I first came across kampitam and gamakas when I was trying to understand that wobbly, shaky Carnatic note some kids would bring into the national anthem every morning.

This guide explains them in plain language, with tiny audio-imagination exercises so you can feel what’s happening, even if you’ve never sung a day in your life.

What’s a “gamaka”? A non-technical explanation

A gamaka is basically when a note is treated like soft clay instead of a hard stone. Instead of hitting a pitch and holding it still (the way many school choirs or Western songs do), Carnatic music likes to move the note.

It’s like:

  • adding vibrancy to a plain voice
  • bending a word for emotion
  • stretching a shape instead of drawing a straight line

If you imagine your voice like your hand, then:

  • Western singing is like placing your hand still on a table
  • Carnatic singing is like tracing patterns in the air with your hand

Both are valid. They just come from different traditions.

Why gamakas exist at all

Carnatic music is built on the belief that emotion lives between notes, not only on notes. The beauty is in the movement, the glide, the shake, the tiny fluctuations. Gamakas are how Carnatic singers express personality, style, and emotion — the same way accents work in language.

The three most common gamakas explained simply

1. The Slide (a gentle glide)

Imagine your voice is going down a smooth slide in a playground.

Exercise: Say “oooooh” while slowly moving from a higher pitch to a lower one. Don’t jump. Glide.

That’s the simplest version of a gamaka.

2. The Shake (kampitam)

This is the one that got my attention durig those morning Jana Gana Mana renditions — the note that gently wobbles.

Exercise: Say “aaaaa” and shake your head very slightly left-right. Your voice will naturally vibrate. That sensation is close to kampitam.

3. The Fast Run (quick mini-notes)

This is when the voice moves very quickly between a bunch of tiny steps.

Exercise: Say “ah-ah-ah-ah” rapidly in one breath. Feel how the sound dances? That’s the idea.

No need to be precise — the point is feeling the movement.
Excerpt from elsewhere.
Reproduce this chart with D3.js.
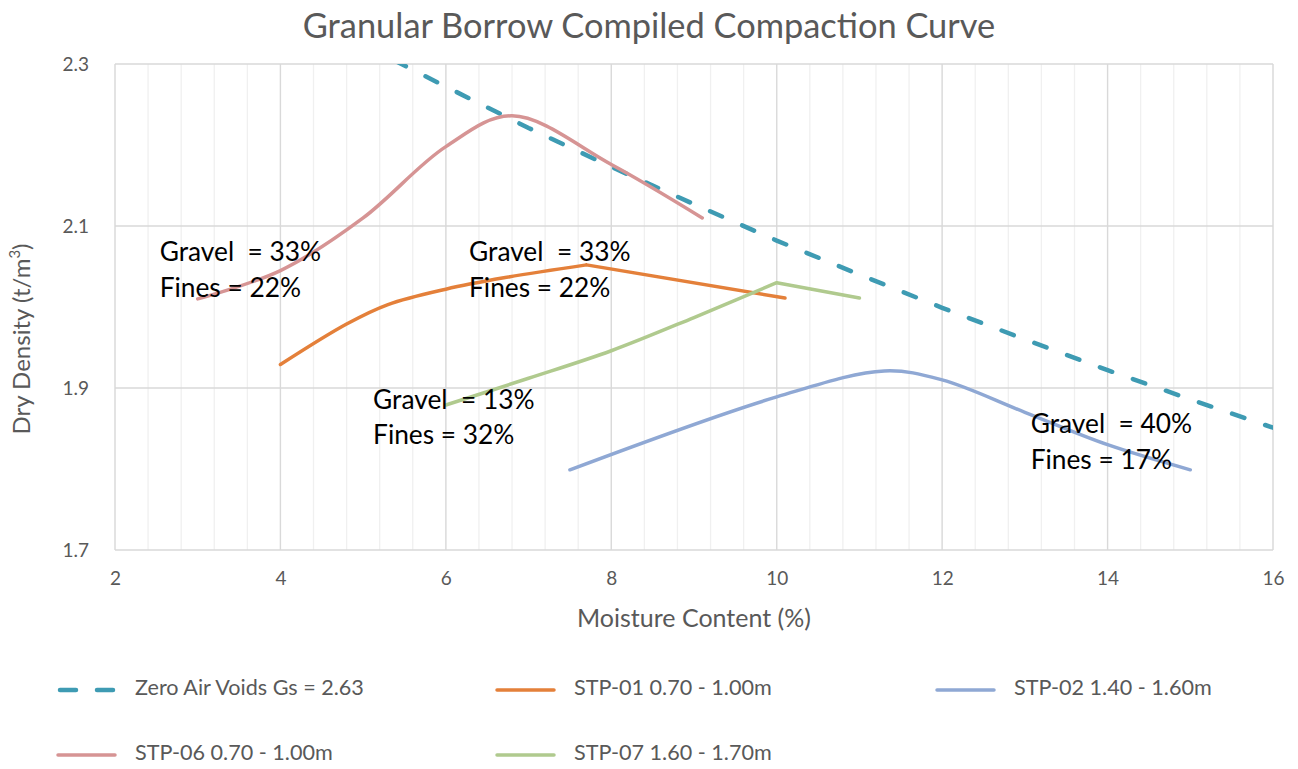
<!DOCTYPE html>
<html>
<head>
<meta charset="utf-8">
<script src="https://cdn.jsdelivr.net/npm/d3@7"></script>
<style>
  html, body { margin: 0; padding: 0; background: #ffffff; }
  svg { display: block; }
</style>
</head>
<body>
<svg id="chart" width="1298" height="769"></svg>
<script>
// ---------------- DATA ----------------
const chartTitle = "Granular Borrow Compiled Compaction Curve";
const xTitle = "Moisture Content (%)";
const xTicks = [2, 4, 6, 8, 10, 12, 14, 16];
const yTicks = [1.7, 1.9, 2.1, 2.3];

// Zero Air Voids Gs = 2.63
const zavMoisture = [5, 6, 7, 8, 9, 10, 11, 12, 13, 14, 15, 16];
const zavDensity  = [2.324, 2.272, 2.221, 2.173, 2.127, 2.082, 2.040, 1.999, 1.960, 1.922, 1.886, 1.851];

// STP-01 0.70 - 1.00m  (peak at 7.7 is a sharp corner)
const stp01Moisture = [4, 4.8, 5.3, 6.0, 6.7, 7.7, 10.1];
const stp01Density  = [1.929, 1.979, 2.003, 2.022, 2.036, 2.052, 2.011];

// STP-02 1.40 - 1.60m
const stp02Moisture = [7.5, 10, 11.3, 12, 13, 14, 15];
const stp02Density  = [1.799, 1.889, 1.921, 1.910, 1.870, 1.830, 1.799];

// STP-06 0.70 - 1.00m
const stp06Moisture = [3, 4, 5, 6, 6.8, 8, 9.1];
const stp06Density  = [2.010, 2.045, 2.110, 2.198, 2.236, 2.176, 2.110];

// STP-07 1.60 - 1.70m  (peak at 10 is a sharp corner)
const stp07Moisture = [6, 7, 8, 9, 10, 11];
const stp07Density  = [1.879, 1.912, 1.946, 1.987, 2.030, 2.011];

const seriesNames = ["Zero Air Voids Gs = 2.63", "STP-01 0.70 - 1.00m", "STP-02 1.40 - 1.60m", "STP-06 0.70 - 1.00m", "STP-07 1.60 - 1.70m"];

const annotationX = [2.54, 6.28, 5.12, 13.07];
const annotationY = [2.065, 2.065, 1.883, 1.853];
const annotationLine1 = ["Gravel  = 33%", "Gravel  = 33%", "Gravel  = 13%", "Gravel  = 40%"];
const annotationLine2 = ["Fines = 22%", "Fines = 22%", "Fines = 32%", "Fines = 17%"];

// ---------------- LAYOUT ----------------
const svg = d3.select("#chart");
const pLeft = 115, pRight = 1273, pTop = 64, pBottom = 550;
const x = d3.scaleLinear().domain([2, 16]).range([pLeft, pRight]);
const y = d3.scaleLinear().domain([1.7, 2.3]).range([pBottom, pTop]);
const font = "Lato, 'Carlito', Calibri, sans-serif";
const grey = "#595959";

// minor vertical gridlines
const minorX = d3.range(2, 16.0001, 0.4);
svg.append("g").selectAll("line").data(minorX).join("line")
  .attr("x1", d => x(d)).attr("x2", d => x(d))
  .attr("y1", pTop).attr("y2", pBottom)
  .attr("stroke", "#f0f0f0").attr("stroke-width", 1.3);

// major gridlines
svg.append("g").selectAll("line").data(xTicks).join("line")
  .attr("x1", d => x(d)).attr("x2", d => x(d))
  .attr("y1", pTop).attr("y2", pBottom)
  .attr("stroke", "#d9d9d9").attr("stroke-width", 1.3);
svg.append("g").selectAll("line").data(yTicks).join("line")
  .attr("x1", pLeft).attr("x2", pRight)
  .attr("y1", d => y(d)).attr("y2", d => y(d))
  .attr("stroke", "#d9d9d9").attr("stroke-width", 1.3);

// axes (labels only)
const xAxis = svg.append("g").attr("transform", `translate(0,${pBottom})`)
  .call(d3.axisBottom(x).tickValues(xTicks).tickSize(0).tickPadding(22).tickFormat(d3.format("d")));
const yAxis = svg.append("g").attr("transform", `translate(${pLeft},0)`)
  .call(d3.axisLeft(y).tickValues(yTicks).tickSize(0).tickPadding(26).tickFormat(d3.format(".1f")));
[xAxis, yAxis].forEach(a => {
  a.select(".domain").remove();
  a.selectAll("text").attr("font-family", font).attr("font-size", 19).attr("fill", grey);
});

// clip
svg.append("clipPath").attr("id", "plotclip").append("rect")
  .attr("x", pLeft).attr("y", pTop).attr("width", pRight - pLeft).attr("height", pBottom - pTop);

const zip = (xs, ys) => xs.map((v, i) => [v, ys[i]]);
const series = [
  { name: seriesNames[0], pts: zip(zavMoisture, zavDensity), color: "#3e9bb3", dash: "13,22", width: 4.5, smooth: false, corner: null },
  { name: seriesNames[1], pts: zip(stp01Moisture, stp01Density), color: "#e4803a", dash: null, width: 3.5, smooth: true, corner: 5 },
  { name: seriesNames[2], pts: zip(stp02Moisture, stp02Density), color: "#8fa8d4", dash: null, width: 3.5, smooth: true, corner: null },
  { name: seriesNames[3], pts: zip(stp06Moisture, stp06Density), color: "#d69494", dash: null, width: 3.5, smooth: true, corner: null },
  { name: seriesNames[4], pts: zip(stp07Moisture, stp07Density), color: "#b0ca8e", dash: null, width: 3.5, smooth: true, corner: 4 }
];

const gLines = svg.append("g").attr("clip-path", "url(#plotclip)");
series.forEach(s => {
  const line = d3.line().x(d => x(d[0])).y(d => y(d[1]))
    .curve(s.smooth ? d3.curveCatmullRom.alpha(0.5) : d3.curveLinear);
  let d;
  if (s.corner !== null) {
    d = line(s.pts.slice(0, s.corner + 1)) + line(s.pts.slice(s.corner));
  } else {
    d = line(s.pts);
  }
  gLines.append("path")
    .attr("d", d)
    .attr("fill", "none")
    .attr("stroke", s.color)
    .attr("stroke-width", s.width)
    .attr("stroke-linecap", "round")
    .attr("stroke-linejoin", "round")
    .attr("stroke-dasharray", s.dash);
});

// annotations
const gAnn = svg.append("g");
annotationX.forEach((ax, i) => {
  const t = gAnn.append("text")
    .attr("x", x(ax)).attr("y", y(annotationY[i]))
    .attr("font-family", font).attr("font-size", 26.3).attr("fill", "#000")
    .attr("dominant-baseline", "middle")
    .style("white-space", "pre");
  t.append("tspan").attr("x", x(ax)).attr("dy", 0).text(annotationLine1[i]);
  t.append("tspan").attr("x", x(ax)).attr("dy", 35.5).text(annotationLine2[i]);
});

// title
svg.append("text").attr("x", 649).attr("y", 29)
  .attr("text-anchor", "middle").attr("dominant-baseline", "middle")
  .attr("font-family", font).attr("font-size", 34.4).attr("fill", grey)
  .text(chartTitle);

// x title
svg.append("text").attr("x", 694).attr("y", 621)
  .attr("text-anchor", "middle").attr("dominant-baseline", "middle")
  .attr("font-family", font).attr("font-size", 25).attr("fill", grey)
  .text(xTitle);

// y title with superscript
const yt = svg.append("text")
  .attr("transform", `translate(24,339) rotate(-90)`)
  .attr("text-anchor", "middle").attr("dominant-baseline", "middle")
  .attr("font-family", font).attr("font-size", 24).attr("fill", grey);
yt.append("tspan").text("Dry Density (t/m");
yt.append("tspan").attr("font-size", 15).attr("dy", -8).text("3");
yt.append("tspan").attr("dy", 8).text(")");

// legend
const legendPos = [[58, 690], [497, 690], [937, 690], [58, 755], [497, 755]];
const gLeg = svg.append("g");
series.forEach((s, i) => {
  const [lx, ly] = legendPos[i];
  gLeg.append("line")
    .attr("x1", s.dash ? lx + 2 : lx).attr("x2", s.dash ? lx + 55 : lx + 57)
    .attr("y1", ly).attr("y2", ly)
    .attr("stroke", s.color).attr("stroke-width", s.width)
    .attr("stroke-linecap", "round")
    .attr("stroke-dasharray", s.dash ? "16,21" : null);
  gLeg.append("text").attr("x", lx + 77).attr("y", ly)
    .attr("dominant-baseline", "middle")
    .attr("font-family", font).attr("font-size", 21.6).attr("fill", grey)
    .text(s.name);
});
</script>
</body>
</html>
A fun way to experience gamakas without singing

Try it with a single word: “laa”

Pick any comfortable pitch. Then try these:

  1. Straight: just say “laaaaaaaaa.” Keep it steady.
  2. Slide: start a bit high and gently swoop down into “laa.”
  3. Shake: hold “laa” but wobble your chin or head lightly.
  4. Run: say “la-la-la-la” quickly, like a mini trill.
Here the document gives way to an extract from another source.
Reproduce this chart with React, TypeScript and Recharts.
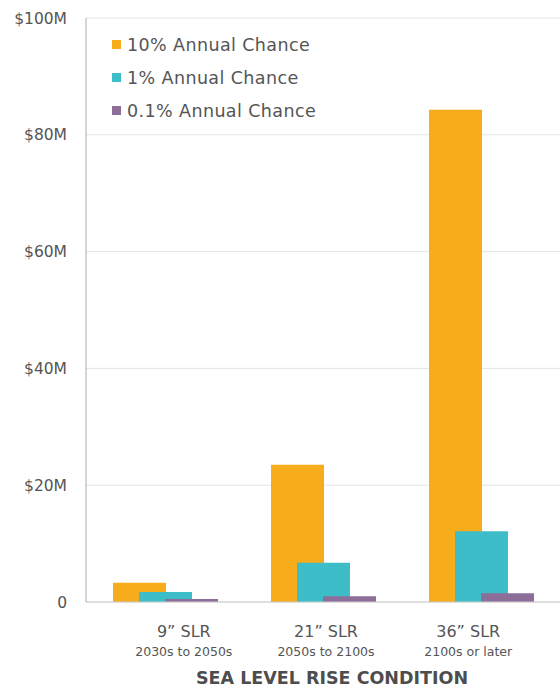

You just did four types of gamakas.

Even if it felt silly, that is how Carnatic singers make notes come alive.

Why Carnatic singers naturally add gamakas even when they don’t mean to

Because the way you practise eventually becomes your musical accent.

Think of trying to speak in a perfectly neutral accent after years of speaking your regional one. You can do it, but not instinctively.

Carnatic training:

  • builds certain muscle habits
  • teaches notes as movements, not stillness
  • celebrates expression over straightness

So the voice automatically “decorates” even a simple melody.
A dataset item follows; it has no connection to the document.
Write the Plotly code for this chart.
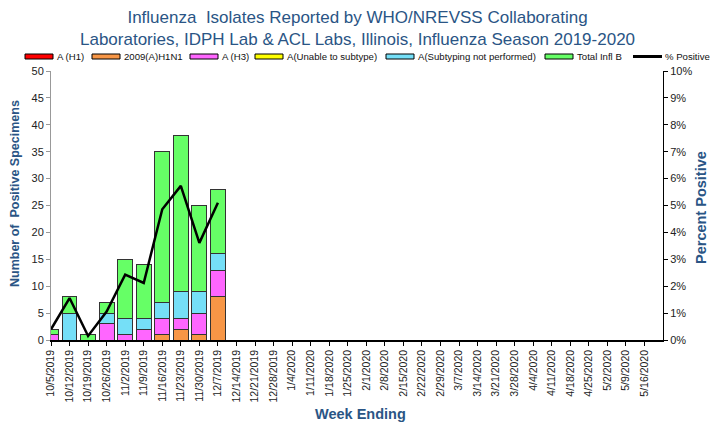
import plotly.graph_objects as go

weeks = ["10/5/2019","10/12/2019","10/19/2019","10/26/2019","11/2/2019","11/9/2019",
         "11/16/2019","11/23/2019","11/30/2019","12/7/2019","12/14/2019","12/21/2019",
         "12/28/2019","1/4/2020","1/11/2020","1/18/2020","1/25/2020","2/1/2020","2/8/2020",
         "2/15/2020","2/22/2020","2/29/2020","3/7/2020","3/14/2020","3/21/2020","3/28/2020",
         "4/4/2020","4/11/2020","4/18/2020","4/25/2020","5/2/2020","5/9/2020","5/16/2020"]

a_h1 = [0, 0, 0, 0, 0, 0, 0, 0, 0, 0]
h1n1_2009 = [0, 0, 0, 0, 0, 0, 1, 2, 1, 8]
a_h3 = [1, 0, 0, 3, 1, 2, 3, 2, 4, 5]
a_unable = [0, 0, 0, 0, 0, 0, 0, 0, 0, 0]
a_not_performed = [0, 5, 0, 2, 3, 2, 3, 5, 4, 3]
total_b = [1, 3, 1, 2, 11, 10, 28, 29, 16, 12]
pct_positive = [0.40, 1.56, 0.15, 1.06, 2.43, 2.12, 4.86, 5.73, 3.61, 5.10]

series = [
    ("A (H1)", a_h1, "#FF0000"),
    ("2009(A)H1N1", h1n1_2009, "#F79646"),
    ("A (H3)", a_h3, "#FF66FF"),
    ("A(Unable to subtype)", a_unable, "#FFFF00"),
    ("A(Subtyping not performed)", a_not_performed, "#75DFF7"),
    ("Total Infl B", total_b, "#66FF66"),
]

navy = "#2A5585"
xs = list(range(len(a_h1)))

W, H = 710, 422
L, R, T, B = 51, 47, 71, 82
PW, PH = W - L - R, H - T - B


def px_x(p):
    return (p - L) / PW


def px_y(p):
    return (H - B - p) / PH


fig = go.Figure()
for name, vals, col in series:
    fig.add_trace(go.Bar(
        x=xs, y=vals, name=name, width=0.8, showlegend=False,
        marker=dict(color=col, line=dict(color="#333333", width=1)),
    ))

fig.add_trace(go.Scatter(
    x=xs, y=pct_positive, name="% Positive", yaxis="y2", mode="lines",
    showlegend=False, line=dict(color="black", width=2.5),
))

# manual legend (pixel layout)
legend_pos = [25, 92, 190, 255, 386, 545]
shapes = []
annotations = []
ly = 56.5
for (name, vals, col), x0 in zip(series, legend_pos):
    shapes.append(dict(type="rect", xref="paper", yref="paper",
                       x0=px_x(x0), x1=px_x(x0 + 28), y0=px_y(ly + 2.5), y1=px_y(ly - 2.5),
                       fillcolor=col, line=dict(color="black", width=1)))
    annotations.append(dict(text=name, xref="paper", yref="paper",
                            x=px_x(x0 + 30), y=px_y(ly), xanchor="left", yanchor="middle",
                            showarrow=False, font=dict(size=9.6, color="#111111")))
shapes.append(dict(type="line", xref="paper", yref="paper",
                   x0=px_x(633), x1=px_x(662), y0=px_y(ly), y1=px_y(ly),
                   line=dict(color="black", width=3)))
annotations.append(dict(text="% Positive", xref="paper", yref="paper",
                        x=px_x(663), y=px_y(ly), xanchor="left", yanchor="middle",
                        showarrow=False, font=dict(size=9.6, color="#111111")))

annotations += [
    dict(text="Influenza  Isolates Reported by WHO/NREVSS Collaborating<br>Laboratories, IDPH Lab & ACL Labs, Illinois, Influenza Season 2019-2020",
         xref="paper", yref="paper", x=px_x(357), y=px_y(29), xanchor="center", yanchor="middle",
         showarrow=False, font=dict(size=17, color=navy)),
    dict(text="<b>Number of  Positive Specimens</b>", xref="paper", yref="paper",
         x=px_x(15), y=px_y(194), xanchor="center", yanchor="middle", textangle=-90,
         showarrow=False, font=dict(size=12.5, color=navy)),
    dict(text="<b>Percent Positive</b>", xref="paper", yref="paper",
         x=px_x(701), y=px_y(208), xanchor="center", yanchor="middle", textangle=-90,
         showarrow=False, font=dict(size=14.5, color=navy)),
    dict(text="<b>Week Ending</b>", xref="paper", yref="paper",
         x=px_x(360), y=px_y(414), xanchor="center", yanchor="middle",
         showarrow=False, font=dict(size=14.5, color=navy)),
]

fig.update_layout(
    width=W, height=H,
    barmode="stack", bargap=0.2,
    paper_bgcolor="white", plot_bgcolor="white",
    margin=dict(l=L, r=R, t=T, b=B, autoexpand=False),
    font=dict(family="Liberation Sans, Arial, sans-serif", size=10, color="#222222"),
    showlegend=False,
    xaxis=dict(
        range=[0, 33], tickmode="array", tickvals=list(range(len(weeks))),
        ticktext=weeks, tickangle=-90, showgrid=False, zeroline=False,
        showline=True, linecolor="black", linewidth=1.5,
        ticks="outside", ticklen=4, tickcolor="black",
        tickfont=dict(size=10.5, color="#222222"),
    ),
    yaxis=dict(
        range=[0, 50], dtick=5, showgrid=False, zeroline=False,
        showline=True, linecolor="#999999", linewidth=1,
        ticks="outside", ticklen=4, tickcolor="#999999",
        tickfont=dict(size=11, color="#222222"),
    ),
    yaxis2=dict(
        range=[0, 10], dtick=1, overlaying="y", side="right",
        ticksuffix="%", showgrid=False, zeroline=False,
        showline=True, linecolor="black", linewidth=1,
        ticks="outside", ticklen=4, tickcolor="black",
        tickfont=dict(size=11, color="#222222"),
    ),
    shapes=shapes,
    annotations=annotations,
)

fig.write_html(
    "out.html",
    config={"displayModeBar": False},
    post_script="document.body.style.margin='0';document.body.style.padding='0';document.body.style.overflow='hidden';",
)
How to hear gamakas in songs (even without training)

Pick any Carnatic recording and listen for:

  • a long note that trembles (kampitam)
  • a smooth glide instead of a clean jump
  • a burst of quick micro-notes
  • any moment where the singer seems to be painting the sound instead of stamping it

If you can spot even one of these, you’re hearing a gamaka.

A simple way to feel what’s happening inside the throat

Try saying “aaaa” while:

  • moving your jaw slightly
  • shifting your tongue a bit
  • relaxing or tightening your throat

Every tiny change alters the colour of the sound. Carnatic singers train to control these micro-movements with precision.

You don’t need to master it. You just need to appreciate the fact that these movements are intentional, artistic choices, not mistakes.

Why non‑Carnatic singers often struggle to imitate gamakas

Because gamakas rely on:

  • breath control
  • throat relaxation
  • flexible pitch sense
  • years of muscle training

It’s like trying to roll your “r” in Spanish for the first time. Completely possible — but it takes practice.

If you want to try a tiny real practice

Here’s a beginner-friendly mini‑routine anyone can try safely:

  1. Pick a comfortable pitch.
  2. Say “laaaaa.” Hold it.
  3. Try adding a tiny wobble.
  4. Now glide up into it.
  5. Now glide down out of it.
  6. Now try “la-la-la” very quickly for a moment.

That’s it. You’ve just played with the building blocks of Carnatic ornamentation.

Closing note

Gamakas look complex when professionals perform them, but at their heart, they’re very human. They are just ways of shaping sound so it feels alive. You don’t have to be a classical musician to appreciate them, and you certainly don’t need training to sense the emotion they carry.